CAPITULO XI
1. Otra respuesta le concediste luego, que yo recuerdo y quiero confesar dejando de lado cosas de menor importancia para llegar presto a lo que me urge confesarte. La diste por el ministerio de un sacerdote tuyo, de un obispo criado en tu Iglesia y ejercitado en tus libros. Le rogó pues mi madre que se dignara de recibirme y hablara conmigo para refutar mis errores, desprenderme de ellos y enseñarme la verdad, ya que él solía hacer esto con personas que le parecían bien dispuestas. Pero él no quiso. Dijo que yo era todavía demasiado indócil, hinchado como estaba por el entusiasmo de mi reciente adhesión a la secta. Ella misma le había contado cómo yo, con cuestiones y discusiones, había descarriado ya a no pocas gentes de escasa instrucción. Le aconsejó: "Déjalo en paz, solamente ruega a Dios por él. El mismo con sus lecturas acabará por descubrir su error y la mucha malicia que hay en él".
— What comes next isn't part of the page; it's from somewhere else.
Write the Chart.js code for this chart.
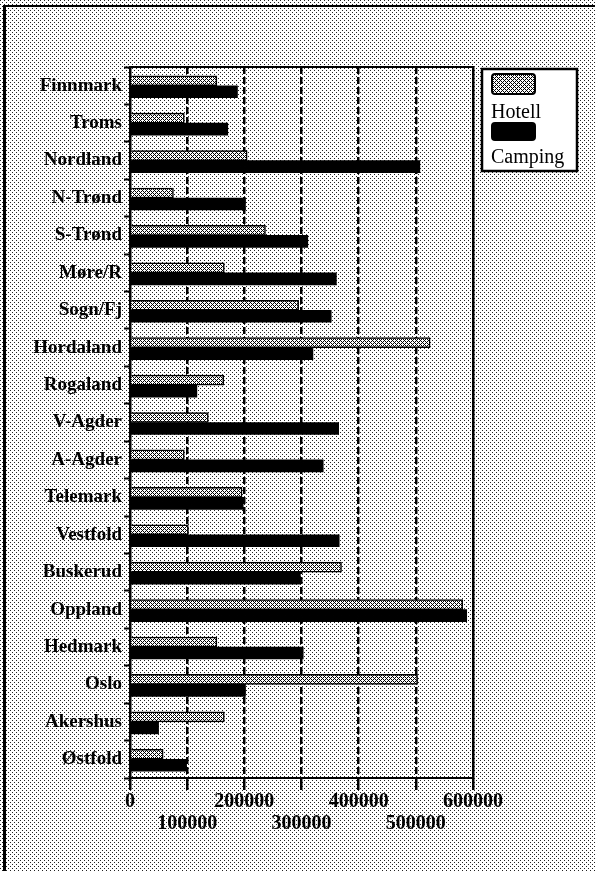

2. Entonces le contó cómo él mismo, siendo niño, había sido entregado por su engañada madre a los maniqueos, había leído todos sus libros y aun escrito alguno él mismo y, cómo, sin que nadie disputase con él ni lo convenciese, había por sí mismo encontrado el error de la secta y la había abandonado. Y como ella no quería aceptar sino que con insistencia y abundantes lágrimas le rogaba que me recibiera y hablara conmigo, el obispo, un tanto fastidiado, le dijo: "Déjame ya y que Dios te asista. No es posible que se pierda el hijo de tantas lágrimas". Estas palabras me las recordó muchas veces, como venidas del cielo.